In recent times, the term “republic” has been bandied about by just about every country, with a popular vote or no, on the claim that the government and the people were subject to the same law. Covers just about everybody except for hereditary monarchies, as I say, including the People’s Republic of China, the Union of Soviet Socialist Republics, and the Republic of Texas, as well as the more “republican” Dominician Republic, Kyrgyz Republic, and Banana Republic. Because of that, modern-day nations with elected governments have often prefixed their “republics” with other adjectives, and although “democratic republic” does not literally mean “representative democracy” (i.e., in which the people elect representatives, and the reps make the laws), that’s what it’s been used for over the last few decades or so.
True democracy can also be called “town hall” or “referendum” government. Some small towns use the town hall as their exclusive system of law-making, and most state and local governments in the U.S. use referenda in placing bond issues and similar decisions directly on the voting ballot.
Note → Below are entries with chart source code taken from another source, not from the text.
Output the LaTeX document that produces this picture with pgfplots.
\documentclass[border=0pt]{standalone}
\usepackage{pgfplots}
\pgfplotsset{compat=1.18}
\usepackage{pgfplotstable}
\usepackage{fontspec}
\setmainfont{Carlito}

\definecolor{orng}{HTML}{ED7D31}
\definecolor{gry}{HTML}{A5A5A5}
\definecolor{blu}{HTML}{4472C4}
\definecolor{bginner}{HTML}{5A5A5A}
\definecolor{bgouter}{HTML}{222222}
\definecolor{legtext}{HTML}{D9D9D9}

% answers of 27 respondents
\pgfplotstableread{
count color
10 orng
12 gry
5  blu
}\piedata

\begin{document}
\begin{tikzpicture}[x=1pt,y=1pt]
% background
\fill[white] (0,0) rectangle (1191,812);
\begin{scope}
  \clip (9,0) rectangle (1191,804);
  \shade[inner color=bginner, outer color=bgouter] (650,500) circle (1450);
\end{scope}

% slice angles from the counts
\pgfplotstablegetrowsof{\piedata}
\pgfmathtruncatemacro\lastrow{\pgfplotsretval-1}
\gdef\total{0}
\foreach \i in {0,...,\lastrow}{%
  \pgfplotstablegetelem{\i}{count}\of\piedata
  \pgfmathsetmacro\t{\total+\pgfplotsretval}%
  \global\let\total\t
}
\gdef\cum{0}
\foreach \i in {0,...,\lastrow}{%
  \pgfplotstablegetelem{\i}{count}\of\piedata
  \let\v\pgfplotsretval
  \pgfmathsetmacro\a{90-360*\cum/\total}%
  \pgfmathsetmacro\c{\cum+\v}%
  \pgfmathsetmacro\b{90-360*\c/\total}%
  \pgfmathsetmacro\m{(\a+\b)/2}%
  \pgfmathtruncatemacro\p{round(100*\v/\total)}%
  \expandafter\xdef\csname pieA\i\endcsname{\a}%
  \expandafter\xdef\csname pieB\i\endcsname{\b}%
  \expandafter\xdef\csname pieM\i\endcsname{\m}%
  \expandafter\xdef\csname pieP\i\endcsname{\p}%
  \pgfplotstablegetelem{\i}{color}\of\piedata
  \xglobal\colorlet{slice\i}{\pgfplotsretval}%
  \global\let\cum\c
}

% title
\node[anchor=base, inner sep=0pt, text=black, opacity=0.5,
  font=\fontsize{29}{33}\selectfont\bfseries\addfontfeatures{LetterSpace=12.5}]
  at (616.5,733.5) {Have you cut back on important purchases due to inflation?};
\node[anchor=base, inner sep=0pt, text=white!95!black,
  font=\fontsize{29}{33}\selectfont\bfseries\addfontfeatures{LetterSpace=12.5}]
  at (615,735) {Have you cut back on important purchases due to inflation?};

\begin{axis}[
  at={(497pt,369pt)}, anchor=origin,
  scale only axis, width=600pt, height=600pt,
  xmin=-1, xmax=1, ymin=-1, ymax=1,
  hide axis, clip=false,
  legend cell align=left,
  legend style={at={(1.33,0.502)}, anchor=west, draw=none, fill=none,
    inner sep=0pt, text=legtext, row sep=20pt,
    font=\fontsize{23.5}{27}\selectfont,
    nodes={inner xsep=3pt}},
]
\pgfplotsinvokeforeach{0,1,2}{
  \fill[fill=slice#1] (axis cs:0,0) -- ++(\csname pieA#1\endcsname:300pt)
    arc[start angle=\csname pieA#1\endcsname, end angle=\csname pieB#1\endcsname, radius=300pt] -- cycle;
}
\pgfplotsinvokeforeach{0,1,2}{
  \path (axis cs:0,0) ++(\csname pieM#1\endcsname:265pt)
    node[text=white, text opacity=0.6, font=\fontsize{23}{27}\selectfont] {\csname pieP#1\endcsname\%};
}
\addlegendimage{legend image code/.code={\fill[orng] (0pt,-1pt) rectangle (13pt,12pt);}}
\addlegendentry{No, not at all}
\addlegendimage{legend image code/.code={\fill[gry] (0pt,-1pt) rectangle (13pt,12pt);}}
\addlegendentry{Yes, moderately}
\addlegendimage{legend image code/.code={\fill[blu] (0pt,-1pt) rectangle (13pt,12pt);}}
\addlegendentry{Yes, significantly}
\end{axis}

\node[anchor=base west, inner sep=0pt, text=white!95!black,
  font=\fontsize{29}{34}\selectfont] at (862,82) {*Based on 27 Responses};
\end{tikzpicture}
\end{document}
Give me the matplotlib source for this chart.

Direct involvement of the people is a nice concept, but for matters of day-to-day government, a strictly democratic system is impractical. Even now that it’s somewhat feasible via electronic communication to survey each and every voter on each and every matter of administering the laws, would you really want this on a national, state, or even local level? Voting is rightly looked on as a civic obligation, but if you were asked to do it every morning when you woke up, you’d probably get pretty sick of it. That’s why on a large scale we elect legislators to work for us, and they are charged with making legislative decisions on our behalf. In other words, our republic is governed by a representative democracy.